Sunday, October 21, 2018

Same, same but different – My mother is not getting paperfreeconstruction, the concept.


My mother has been a solid supporter of my BIM journey over the last 3 decades. She speaks very little English but has lived with us for long enough and attended enough of my Serbian/Hungarian presentations to get the gist of what I am about.
She has no idea what the ‘BIM’ acronym stands for exactly, but is closely associating it with all my professional ups and downs.
She loyally shares my blog announcements on Facebook and looks over Slideshows, YouTube movies, PP presentations I make. I can say, she is a fan of mine.

Launching the ‘paperfree’ movement, I managed to unsettle her.
She is confused.
Sure, she is happy, that I am again enthusiastic about the BIM-thing, the apathy that was consuming me over the stagnation of its development, worried her.
She is just not following the logic.
Almost thirty years ago, I was first talking about computer modelling of buildings.
I ‘drew’ the first axo chair in AutoCAD 25 years ago and showed it to her.
I documented full houses in 3D ArchiCAD 20 years ago in our design studio, while she looked after our children.
I designed and modelled iconic commercial buildings in Teamwork Architecture when we moved to a bigger town 15 years ago.
I built a business based on super-clever construction modelling some 12 years ago.
I taught how to BIM globally 10 years ago.
I’ve been writing a blog on the topic that is widely read everywhere over the last 5 years.
She could see the technology developing, my ideas maturing, the stakes rising.

And now? My blogposts keep coming up with the same hand-phone logo? And talking about paper?
She is curious, of course.
I tell her this is exciting. It is radical.
What can be more radical that all the ideas I presented over the years, many we pushed through fruition even at high personal price?

She questions, wants to understand.
So I say, this is not really radical.
This is nothing new.
It is the old BIM. The same BIM. The BIM that many have been selling and few doing.
Or not even BIM, at all.

I am just trying to get rid of paper from my working life and am encouraging others to do so.
Just asking people to work paperfree.
Keep doing the same things as always (draw, model, write, read, sketch…) just don’t use the paper.
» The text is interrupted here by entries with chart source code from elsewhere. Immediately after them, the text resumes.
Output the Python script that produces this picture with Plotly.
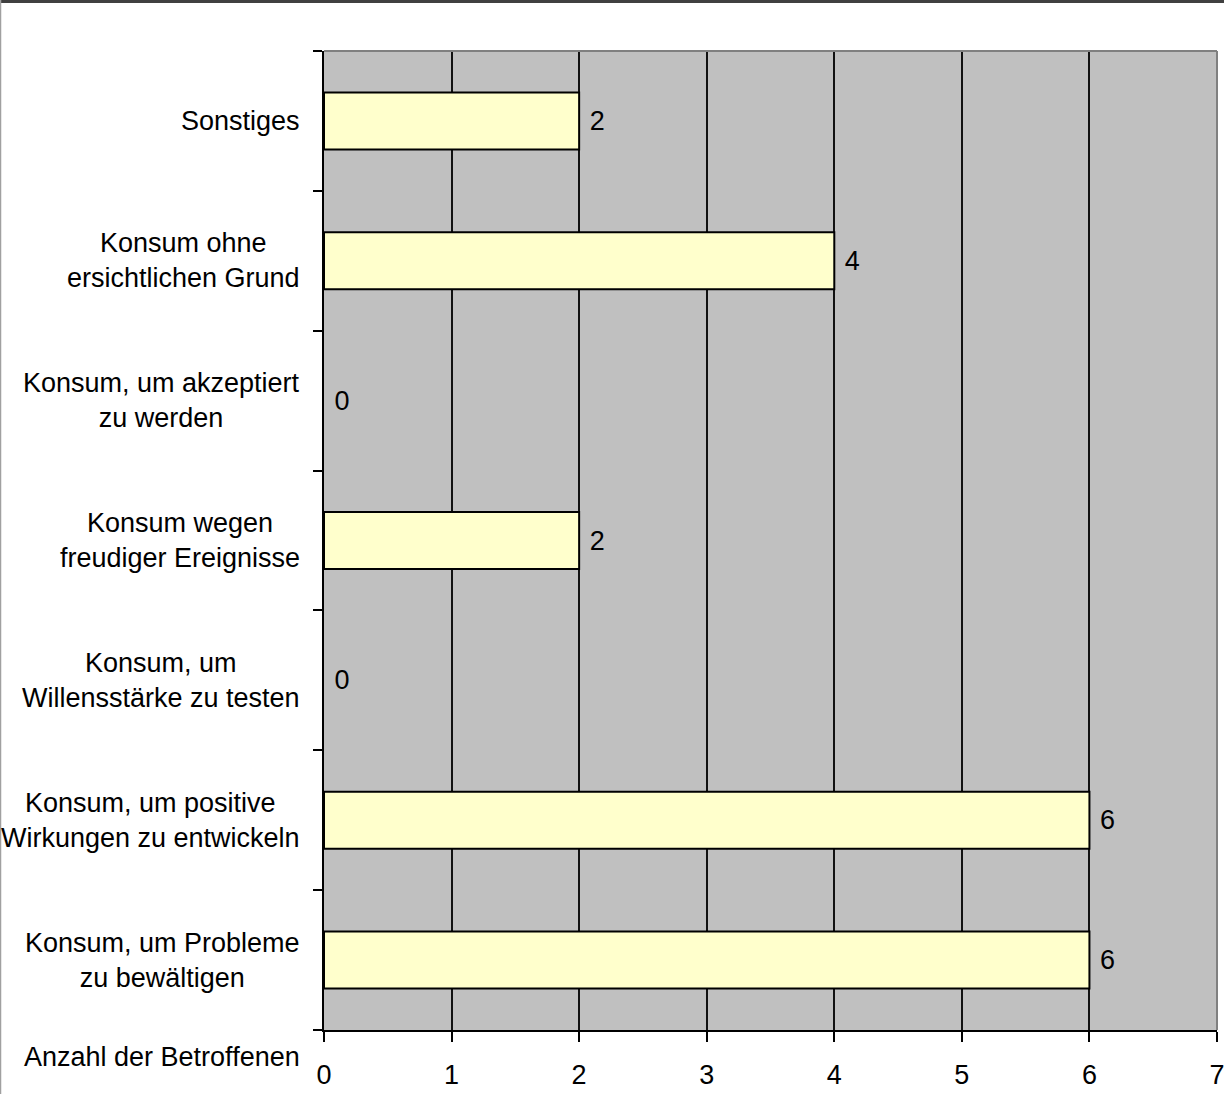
import plotly.graph_objects as go

# Reasons for consumption (listed bottom to top) and number of people affected
categories = [
    "Konsum, um Probleme<br>zu bewältigen",
    "Konsum, um positive<br>Wirkungen zu entwickeln",
    "Konsum, um<br>Willensstärke zu testen",
    "Konsum wegen<br>freudiger Ereignisse",
    "Konsum, um akzeptiert<br>zu werden",
    "Konsum ohne<br>ersichtlichen Grund",
    "Sonstiges",
]
counts = [6, 6, 0, 2, 0, 4, 2]
x_ticks = [0, 1, 2, 3, 4, 5, 6, 7]
x_title = "Anzahl der Betroffenen"

FONT = "Liberation Sans, Arial, sans-serif"
FS = 27
W, H = 1224, 1094
L, R, T, B = 324, 7, 51, 64
pw = W - L - R
ph = H - T - B

fig = go.Figure(
    go.Bar(
        x=counts,
        y=categories,
        orientation="h",
        marker=dict(
            color="#FFFFCC",
            line=dict(color="#000000", width=[2 if v else 0 for v in counts]),
        ),
        text=["\u00a0" + str(v) for v in counts],
        textposition="outside",
        textfont=dict(family=FONT, size=FS, color="#000000"),
        cliponaxis=False,
        hoverinfo="x+y",
    )
)

# Category labels, centred line by line, right edge near the axis
for cat in categories:
    fig.add_annotation(
        x=0, xref="paper", y=cat, yref="y",
        text=cat, showarrow=False,
        xanchor="right", yanchor="middle", align="center",
        xshift=-22,
        font=dict(family=FONT, size=FS, color="#000000"),
    )

# Value axis title, placed to the left of the first tick label
fig.add_annotation(
    x=0, xref="paper", y=0, yref="paper",
    text=x_title, showarrow=False,
    xanchor="right", yanchor="middle", xshift=-22, yshift=-27,
    font=dict(family=FONT, size=FS, color="#000000"),
)

# Plot area frame (top and right) and the outer chart border
fig.add_shape(type="line", xref="paper", yref="paper", x0=0, x1=1, y0=1, y1=1,
              line=dict(color="#808080", width=2))
fig.add_shape(type="line", xref="paper", yref="paper", x0=1, x1=1, y0=0, y1=1,
              line=dict(color="#808080", width=2))
fig.add_shape(type="line", xref="paper", yref="paper",
              x0=-L / pw, x1=(W - L) / pw, y0=1 + (T - 1.5) / ph, y1=1 + (T - 1.5) / ph,
              line=dict(color="#404040", width=3))
fig.add_shape(type="line", xref="paper", yref="paper",
              x0=-(L - 0.5) / pw, x1=-(L - 0.5) / pw, y0=-B / ph, y1=1 + T / ph,
              line=dict(color="#A0A0A0", width=1.5))

fig.update_layout(
    width=W, height=H,
    margin=dict(l=L, r=R, t=T, b=B, pad=0, autoexpand=False),
    paper_bgcolor="#FFFFFF",
    plot_bgcolor="#C0C0C0",
    bargap=0.593,
    showlegend=False,
    font=dict(family=FONT, size=FS, color="#000000"),
    xaxis=dict(
        range=[0, 7],
        tickvals=x_ticks,
        ticktext=[str(v) for v in x_ticks],
        automargin=False,
        ticklabeloverflow="allow",
        showgrid=True, gridcolor="#111111", gridwidth=2,
        showline=True, linecolor="#000000", linewidth=2,
        ticks="outside", ticklen=10, tickwidth=2, tickcolor="#000000",
        ticklabelstandoff=10,
        tickfont=dict(family=FONT, size=FS, color="#000000"),
        zeroline=False,
        fixedrange=True,
    ),
    yaxis=dict(
        categoryorder="array", categoryarray=categories,
        automargin=False,
        showticklabels=False,
        tickson="boundaries",
        ticks="outside", ticklen=9, tickwidth=2, tickcolor="#000000",
        showgrid=False,
        showline=True, linecolor="#000000", linewidth=2,
        zeroline=False,
        fixedrange=True,
    ),
)

fig.write_html(
    "out.html",
    post_script="document.body.style.margin='0';document.body.style.overflow='hidden';",
)
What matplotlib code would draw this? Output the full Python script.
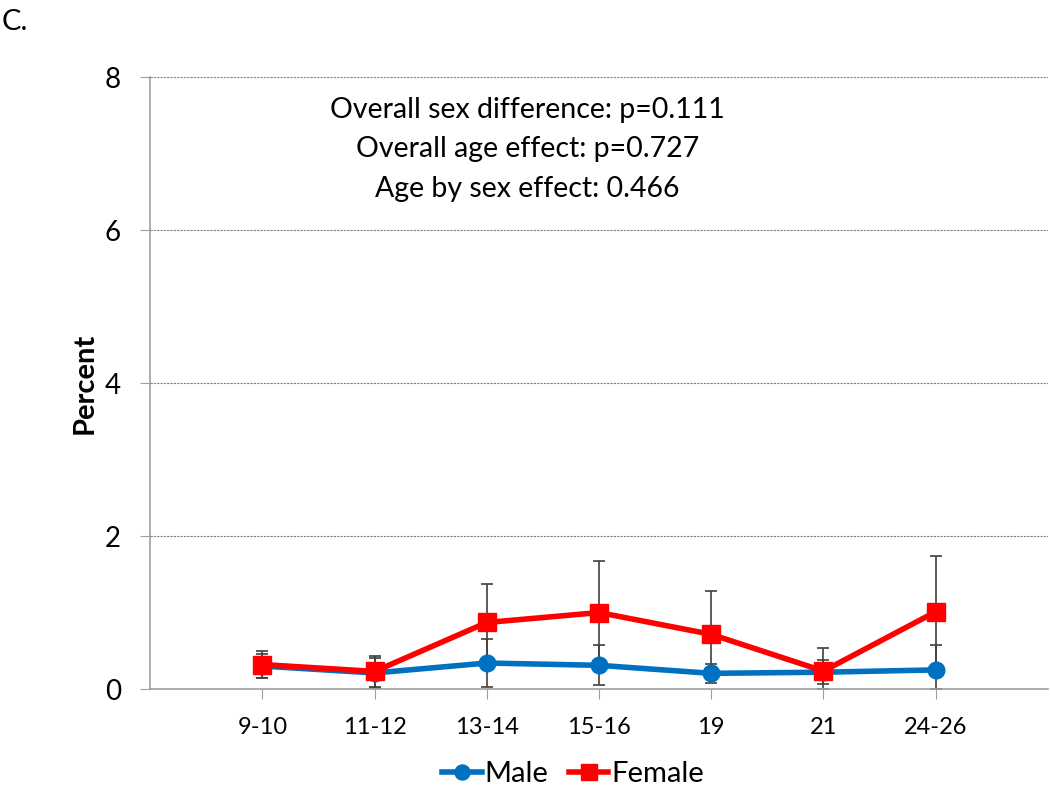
import matplotlib
matplotlib.use("Agg")
import matplotlib.pyplot as plt
import numpy as np

categories = ["9-10", "11-12", "13-14", "15-16", "19", "21", "24-26"]
male = [0.30, 0.21, 0.34, 0.31, 0.205, 0.22, 0.25]
male_err = [0.16, 0.20, 0.31, 0.26, 0.12, 0.16, 0.32]
female = [0.32, 0.23, 0.87, 1.00, 0.715, 0.235, 1.01]
female_err = [0.18, 0.20, 0.50, 0.68, 0.57, 0.30, 0.73]
y_ticks = [0, 2, 4, 6, 8]
annotation = ["Overall sex difference: p=0.111", "Overall age effect: p=0.727", "Age by sex effect: 0.466"]

plt.rcParams['font.family'] = ['Lato', 'DejaVu Sans']

fig = plt.figure(figsize=(10.5, 7.88), dpi=100)
ax = fig.add_axes([0.143, 0.1256, 0.855, 0.7764])
x = np.arange(len(categories))

def clip_err(vals, errs):
    lo = [min(e, v) for v, e in zip(vals, errs)]
    return [lo, errs]

ax.errorbar(x, male, yerr=clip_err(male, male_err), fmt='none', ecolor='#404040',
            elinewidth=1.2, capsize=4, capthick=1.2, zorder=2)
ax.errorbar(x, female, yerr=clip_err(female, female_err), fmt='none', ecolor='#404040',
            elinewidth=1.2, capsize=4, capthick=1.2, zorder=2)
ax.plot(x, male, color='#0070C0', lw=4, marker='o', ms=12, label='Male', zorder=3)
ax.plot(x, female, color='#FF0000', lw=4, marker='s', ms=13, label='Female', zorder=4)

ax.set_xlim(-1, 7)
ax.set_ylim(0, 8)
ax.set_yticks(y_ticks)
ax.set_xticks(x)
ax.set_xticklabels(categories, fontsize=17)
ax.tick_params(axis='y', labelsize=20, length=7, color='#a0a0a0', pad=14)
ax.tick_params(axis='x', length=7, color='#a0a0a0', pad=13)
ax.yaxis.grid(True, color='#808080', lw=0.8, ls=(0, (2, 1)))
ax.set_axisbelow(True)
for s in ['top', 'right']:
    ax.spines[s].set_visible(False)
for s in ['left', 'bottom']:
    ax.spines[s].set_color('#a0a0a0')
    ax.spines[s].set_linewidth(1.2)
ax.set_ylabel('Percent', fontsize=21, fontweight='bold', labelpad=5)

for i, t in enumerate(annotation):
    ax.text(0.42, 0.947 - i * 0.0645, t, transform=ax.transAxes, ha='center', va='center', fontsize=20.5)

fig.text(0.002, 0.988, 'C.', fontsize=21, va='top', ha='left')

fig.legend(loc='center', bbox_to_anchor=(0.546, 0.018), ncol=2, frameon=False,
           fontsize=21, handlelength=1.35, handletextpad=0.1, columnspacing=0.7,
           markerscale=0.9)

fig.savefig('out.png', dpi=100)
She understands but remains puzzled.
Same, same – but different?

In time, I will be able to explain to her the logic of going back to basics and eliminating the paper from the processes.
I’ll tell her the theory, that a large portion of the industry, that is by and large ambivalent to BIM-ish changes, I believe would respond to positive development given the push in the right direction.
Rather than ‘forcing’ people through BIM training, modelling courses, even just theoretical seminars,

I’d love to see them ‘just’ go paperfree.

Think before you print! (good for the environment too, but my major objective is different, here).

Can you get by doing everything on a laptop? Or a tablet.
Save to a cloud straight away?
Mark up drawings on screen?
Sort them, check against models?
Is it hard? Why? Is it the tools? Or something else?
Can you get rid of your paper note book?

I’d love to hear what keeps you hanging onto paper?




12 comments:

  1. Not just your mom:), but most of the AECOO sector... Leadership and competency remains an uphill battle.